→ DATA LINES
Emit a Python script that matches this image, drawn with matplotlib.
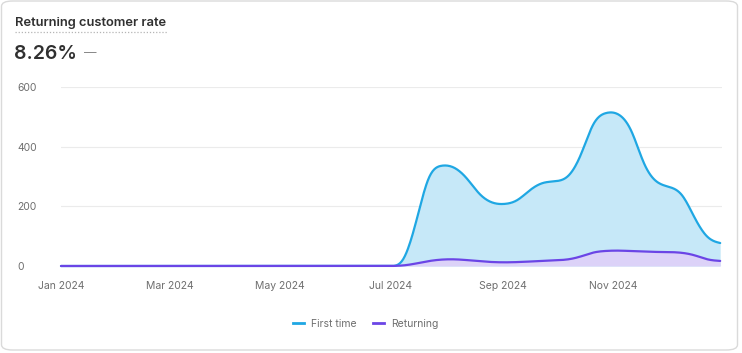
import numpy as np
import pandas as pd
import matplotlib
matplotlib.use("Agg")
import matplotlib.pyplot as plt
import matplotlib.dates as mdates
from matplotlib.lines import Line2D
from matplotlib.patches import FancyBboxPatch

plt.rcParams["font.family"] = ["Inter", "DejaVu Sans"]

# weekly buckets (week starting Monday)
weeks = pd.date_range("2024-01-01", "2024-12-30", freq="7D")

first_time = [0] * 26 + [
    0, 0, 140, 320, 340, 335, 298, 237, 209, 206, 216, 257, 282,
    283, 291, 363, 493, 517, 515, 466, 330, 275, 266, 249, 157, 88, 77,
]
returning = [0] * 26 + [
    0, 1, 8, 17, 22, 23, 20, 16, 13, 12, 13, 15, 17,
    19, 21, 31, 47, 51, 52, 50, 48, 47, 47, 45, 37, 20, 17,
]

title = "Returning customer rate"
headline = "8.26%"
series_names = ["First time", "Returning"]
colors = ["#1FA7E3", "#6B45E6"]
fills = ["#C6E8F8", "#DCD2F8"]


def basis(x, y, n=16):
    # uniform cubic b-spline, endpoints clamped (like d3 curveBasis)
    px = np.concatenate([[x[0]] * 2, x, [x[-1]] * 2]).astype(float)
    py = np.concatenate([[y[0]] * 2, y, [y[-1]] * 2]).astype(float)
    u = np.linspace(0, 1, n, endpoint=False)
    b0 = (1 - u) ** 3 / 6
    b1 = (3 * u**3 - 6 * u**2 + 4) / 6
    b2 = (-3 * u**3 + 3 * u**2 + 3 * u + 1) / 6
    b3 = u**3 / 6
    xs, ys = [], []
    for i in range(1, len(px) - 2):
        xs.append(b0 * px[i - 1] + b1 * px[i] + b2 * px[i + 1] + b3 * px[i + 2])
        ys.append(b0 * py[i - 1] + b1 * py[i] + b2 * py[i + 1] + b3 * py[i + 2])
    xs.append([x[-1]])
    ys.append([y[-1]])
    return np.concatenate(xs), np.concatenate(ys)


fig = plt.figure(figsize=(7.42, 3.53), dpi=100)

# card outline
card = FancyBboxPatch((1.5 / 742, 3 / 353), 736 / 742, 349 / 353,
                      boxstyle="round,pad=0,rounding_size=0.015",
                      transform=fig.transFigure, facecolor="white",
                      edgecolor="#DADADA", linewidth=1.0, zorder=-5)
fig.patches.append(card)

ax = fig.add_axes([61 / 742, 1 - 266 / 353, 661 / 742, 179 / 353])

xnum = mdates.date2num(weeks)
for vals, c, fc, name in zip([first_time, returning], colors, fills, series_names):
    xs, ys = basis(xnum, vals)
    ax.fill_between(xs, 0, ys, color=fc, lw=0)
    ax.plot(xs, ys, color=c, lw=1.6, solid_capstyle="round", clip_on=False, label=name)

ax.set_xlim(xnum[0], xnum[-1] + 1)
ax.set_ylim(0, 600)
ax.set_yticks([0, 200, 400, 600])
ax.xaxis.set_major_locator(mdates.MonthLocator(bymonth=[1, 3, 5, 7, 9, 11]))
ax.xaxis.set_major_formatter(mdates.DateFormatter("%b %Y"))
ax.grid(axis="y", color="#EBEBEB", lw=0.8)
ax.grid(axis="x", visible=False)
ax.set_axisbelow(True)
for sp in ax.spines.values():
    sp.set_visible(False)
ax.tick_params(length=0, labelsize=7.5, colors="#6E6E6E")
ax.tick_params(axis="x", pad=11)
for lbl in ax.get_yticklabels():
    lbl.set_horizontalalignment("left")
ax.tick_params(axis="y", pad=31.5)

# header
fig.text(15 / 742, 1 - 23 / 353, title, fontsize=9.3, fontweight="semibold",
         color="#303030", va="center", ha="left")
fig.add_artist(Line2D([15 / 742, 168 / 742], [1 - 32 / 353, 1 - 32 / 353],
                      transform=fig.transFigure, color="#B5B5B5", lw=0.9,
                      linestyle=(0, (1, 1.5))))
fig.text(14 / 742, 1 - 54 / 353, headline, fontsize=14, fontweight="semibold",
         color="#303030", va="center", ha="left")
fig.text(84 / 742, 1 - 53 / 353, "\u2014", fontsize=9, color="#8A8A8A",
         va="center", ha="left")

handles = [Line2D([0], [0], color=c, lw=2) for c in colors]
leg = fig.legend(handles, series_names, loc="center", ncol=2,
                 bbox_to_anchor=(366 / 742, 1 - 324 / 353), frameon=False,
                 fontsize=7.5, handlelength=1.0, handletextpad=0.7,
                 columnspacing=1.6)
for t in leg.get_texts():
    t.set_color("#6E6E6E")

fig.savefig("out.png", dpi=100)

→ WHAT IS BEING ASKED
Look over the material above and show each line where "matplotlib" appears.

→ TASK OUTPUT
Emit a Python script that matches this image, drawn with matplotlib.
import matplotlib
matplotlib.use("Agg")
import matplotlib.pyplot as plt
import matplotlib.dates as mdates
from matplotlib.lines import Line2D
from matplotlib.patches import FancyBboxPatch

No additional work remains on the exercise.